Data supplied:
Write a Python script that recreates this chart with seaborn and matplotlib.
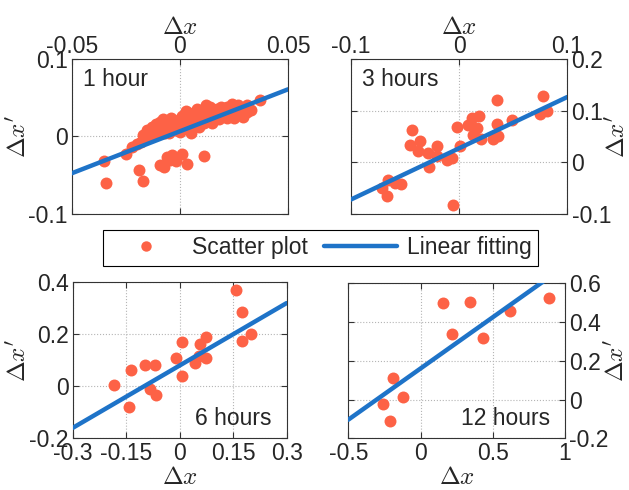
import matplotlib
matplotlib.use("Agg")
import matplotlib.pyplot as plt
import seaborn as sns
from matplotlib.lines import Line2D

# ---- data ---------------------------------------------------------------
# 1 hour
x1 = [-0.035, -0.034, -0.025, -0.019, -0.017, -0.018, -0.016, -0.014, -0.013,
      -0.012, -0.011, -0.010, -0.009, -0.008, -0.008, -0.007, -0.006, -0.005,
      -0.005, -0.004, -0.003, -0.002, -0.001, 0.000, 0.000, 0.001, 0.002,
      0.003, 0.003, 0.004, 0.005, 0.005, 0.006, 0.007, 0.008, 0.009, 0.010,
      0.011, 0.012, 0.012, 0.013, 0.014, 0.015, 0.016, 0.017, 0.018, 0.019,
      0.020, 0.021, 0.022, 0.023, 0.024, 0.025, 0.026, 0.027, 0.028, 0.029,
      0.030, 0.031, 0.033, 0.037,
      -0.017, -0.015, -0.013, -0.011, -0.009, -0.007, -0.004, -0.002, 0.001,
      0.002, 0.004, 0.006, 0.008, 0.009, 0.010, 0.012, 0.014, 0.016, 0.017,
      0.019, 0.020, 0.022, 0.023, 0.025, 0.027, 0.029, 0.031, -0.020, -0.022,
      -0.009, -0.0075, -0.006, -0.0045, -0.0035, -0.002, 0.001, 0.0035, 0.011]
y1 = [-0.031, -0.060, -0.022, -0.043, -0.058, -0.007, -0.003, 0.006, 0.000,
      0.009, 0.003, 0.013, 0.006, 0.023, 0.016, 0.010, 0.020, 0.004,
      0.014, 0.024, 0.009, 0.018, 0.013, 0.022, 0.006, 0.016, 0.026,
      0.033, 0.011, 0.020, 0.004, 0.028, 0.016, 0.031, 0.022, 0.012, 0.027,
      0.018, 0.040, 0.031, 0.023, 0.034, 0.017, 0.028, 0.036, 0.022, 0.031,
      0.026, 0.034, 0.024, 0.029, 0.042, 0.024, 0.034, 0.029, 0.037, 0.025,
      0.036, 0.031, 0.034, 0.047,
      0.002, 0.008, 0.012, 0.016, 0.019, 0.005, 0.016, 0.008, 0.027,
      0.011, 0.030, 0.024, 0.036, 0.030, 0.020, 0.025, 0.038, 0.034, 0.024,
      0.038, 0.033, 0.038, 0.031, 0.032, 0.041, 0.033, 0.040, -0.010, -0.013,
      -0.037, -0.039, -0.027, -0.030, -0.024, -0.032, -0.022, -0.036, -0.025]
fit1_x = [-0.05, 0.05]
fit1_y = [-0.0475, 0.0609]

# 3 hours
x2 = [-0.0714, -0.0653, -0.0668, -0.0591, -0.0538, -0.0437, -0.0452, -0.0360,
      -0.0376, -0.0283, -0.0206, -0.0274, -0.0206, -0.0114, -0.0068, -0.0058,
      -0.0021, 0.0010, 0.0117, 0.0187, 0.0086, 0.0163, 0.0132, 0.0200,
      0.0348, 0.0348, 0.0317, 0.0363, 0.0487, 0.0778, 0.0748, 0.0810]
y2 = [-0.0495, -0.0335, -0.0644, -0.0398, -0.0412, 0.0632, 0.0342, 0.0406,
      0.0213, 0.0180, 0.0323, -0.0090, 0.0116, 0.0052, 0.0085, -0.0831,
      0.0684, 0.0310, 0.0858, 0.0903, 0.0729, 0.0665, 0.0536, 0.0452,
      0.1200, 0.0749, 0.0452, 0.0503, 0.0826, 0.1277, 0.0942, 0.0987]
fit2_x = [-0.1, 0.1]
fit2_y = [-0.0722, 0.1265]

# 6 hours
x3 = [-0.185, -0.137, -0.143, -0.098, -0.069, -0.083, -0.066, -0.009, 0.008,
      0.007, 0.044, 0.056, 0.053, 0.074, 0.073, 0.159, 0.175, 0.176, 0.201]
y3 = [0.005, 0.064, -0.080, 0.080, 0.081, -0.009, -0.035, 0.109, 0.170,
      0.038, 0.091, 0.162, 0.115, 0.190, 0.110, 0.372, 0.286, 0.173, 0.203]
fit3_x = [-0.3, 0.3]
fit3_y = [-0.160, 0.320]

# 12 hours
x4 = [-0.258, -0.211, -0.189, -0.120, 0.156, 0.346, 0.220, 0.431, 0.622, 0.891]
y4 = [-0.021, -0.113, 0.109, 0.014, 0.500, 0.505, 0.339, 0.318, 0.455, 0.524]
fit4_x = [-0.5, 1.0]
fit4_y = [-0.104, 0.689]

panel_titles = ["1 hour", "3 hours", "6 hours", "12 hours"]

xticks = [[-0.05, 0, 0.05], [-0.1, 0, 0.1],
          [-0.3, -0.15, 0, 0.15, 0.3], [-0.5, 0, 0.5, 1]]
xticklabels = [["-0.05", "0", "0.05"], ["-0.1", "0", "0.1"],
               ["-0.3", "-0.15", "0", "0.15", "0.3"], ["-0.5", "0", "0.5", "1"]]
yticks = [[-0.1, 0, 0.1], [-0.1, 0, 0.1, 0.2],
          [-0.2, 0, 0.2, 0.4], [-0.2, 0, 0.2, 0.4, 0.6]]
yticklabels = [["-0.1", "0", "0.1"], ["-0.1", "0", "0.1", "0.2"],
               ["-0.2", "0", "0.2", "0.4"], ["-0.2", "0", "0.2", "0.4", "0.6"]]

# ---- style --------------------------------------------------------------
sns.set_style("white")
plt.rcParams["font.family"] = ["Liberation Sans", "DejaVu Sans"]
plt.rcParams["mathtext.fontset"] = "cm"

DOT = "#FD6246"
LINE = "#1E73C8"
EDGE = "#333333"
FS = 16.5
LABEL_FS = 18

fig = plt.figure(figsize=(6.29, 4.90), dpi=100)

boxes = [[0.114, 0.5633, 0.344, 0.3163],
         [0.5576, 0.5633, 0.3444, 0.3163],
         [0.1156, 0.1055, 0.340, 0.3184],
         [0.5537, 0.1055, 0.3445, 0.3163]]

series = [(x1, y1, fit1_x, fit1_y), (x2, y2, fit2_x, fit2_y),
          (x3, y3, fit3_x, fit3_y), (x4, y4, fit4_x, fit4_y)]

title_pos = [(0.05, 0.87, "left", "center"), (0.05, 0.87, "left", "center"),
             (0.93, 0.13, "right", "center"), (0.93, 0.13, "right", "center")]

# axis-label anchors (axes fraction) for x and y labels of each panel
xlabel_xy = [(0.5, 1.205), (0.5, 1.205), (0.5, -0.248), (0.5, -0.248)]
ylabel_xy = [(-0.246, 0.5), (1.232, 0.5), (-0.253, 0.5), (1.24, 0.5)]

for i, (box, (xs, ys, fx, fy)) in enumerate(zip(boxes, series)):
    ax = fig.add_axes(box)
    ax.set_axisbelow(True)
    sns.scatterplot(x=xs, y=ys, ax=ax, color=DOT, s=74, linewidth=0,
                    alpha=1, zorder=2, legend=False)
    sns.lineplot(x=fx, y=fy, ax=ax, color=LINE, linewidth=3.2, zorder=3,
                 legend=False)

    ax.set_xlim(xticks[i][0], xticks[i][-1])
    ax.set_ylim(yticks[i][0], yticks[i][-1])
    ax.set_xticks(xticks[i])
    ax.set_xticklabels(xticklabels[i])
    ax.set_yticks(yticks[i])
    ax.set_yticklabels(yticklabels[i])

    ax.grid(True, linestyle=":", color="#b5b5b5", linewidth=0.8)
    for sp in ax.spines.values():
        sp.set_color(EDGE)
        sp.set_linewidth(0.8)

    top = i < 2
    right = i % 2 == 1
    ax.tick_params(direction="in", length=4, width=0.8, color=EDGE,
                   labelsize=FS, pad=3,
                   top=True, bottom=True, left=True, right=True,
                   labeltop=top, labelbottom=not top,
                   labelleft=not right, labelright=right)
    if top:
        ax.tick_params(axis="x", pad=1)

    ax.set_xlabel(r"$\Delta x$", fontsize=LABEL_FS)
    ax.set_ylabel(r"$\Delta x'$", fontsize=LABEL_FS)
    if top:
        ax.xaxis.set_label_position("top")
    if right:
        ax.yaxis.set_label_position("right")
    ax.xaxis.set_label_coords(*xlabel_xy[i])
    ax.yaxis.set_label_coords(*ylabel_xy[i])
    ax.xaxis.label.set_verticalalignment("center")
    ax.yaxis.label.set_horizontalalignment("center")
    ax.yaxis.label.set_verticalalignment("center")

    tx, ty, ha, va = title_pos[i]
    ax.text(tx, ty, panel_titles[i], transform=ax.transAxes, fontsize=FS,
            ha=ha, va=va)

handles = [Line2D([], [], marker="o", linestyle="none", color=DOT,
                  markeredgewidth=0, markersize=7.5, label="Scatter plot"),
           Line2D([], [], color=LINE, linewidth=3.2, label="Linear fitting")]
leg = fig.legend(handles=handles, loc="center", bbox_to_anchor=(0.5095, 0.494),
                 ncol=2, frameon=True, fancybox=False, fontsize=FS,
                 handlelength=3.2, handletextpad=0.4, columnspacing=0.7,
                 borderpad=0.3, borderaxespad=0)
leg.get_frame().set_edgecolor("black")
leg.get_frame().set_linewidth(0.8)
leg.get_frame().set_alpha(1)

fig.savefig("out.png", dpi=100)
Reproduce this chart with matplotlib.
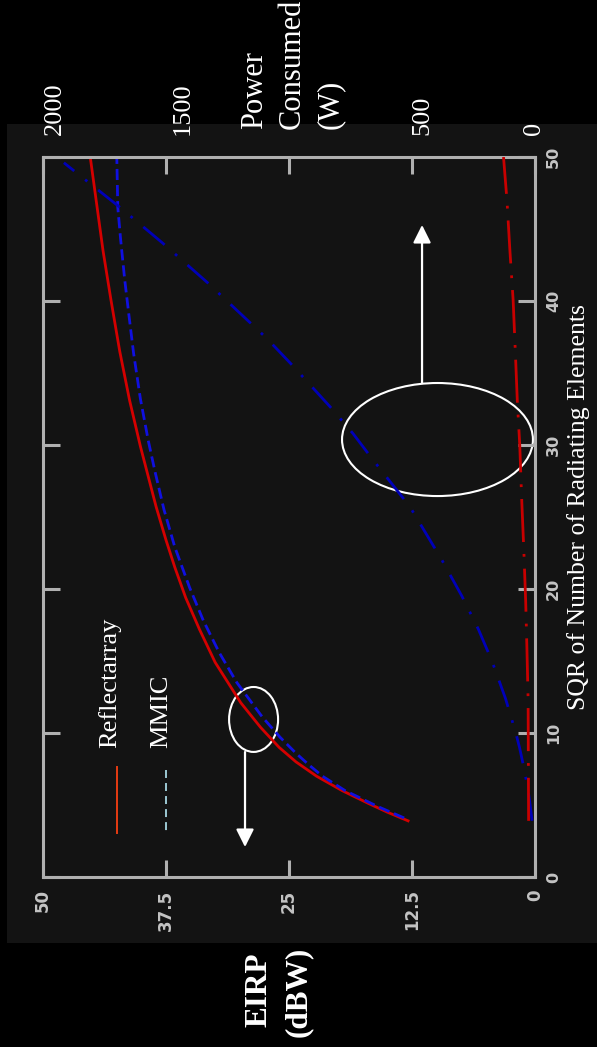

What is asked: Start at the first line of the records and write out everything up to and including the line containing "from matplotlib.lines import Line2D". No pictures.

Answer to this problem:
Write a Python script that recreates this chart with seaborn and matplotlib.
import matplotlib
matplotlib.use("Agg")
import matplotlib.pyplot as plt
import seaborn as sns
from matplotlib.lines import Line2D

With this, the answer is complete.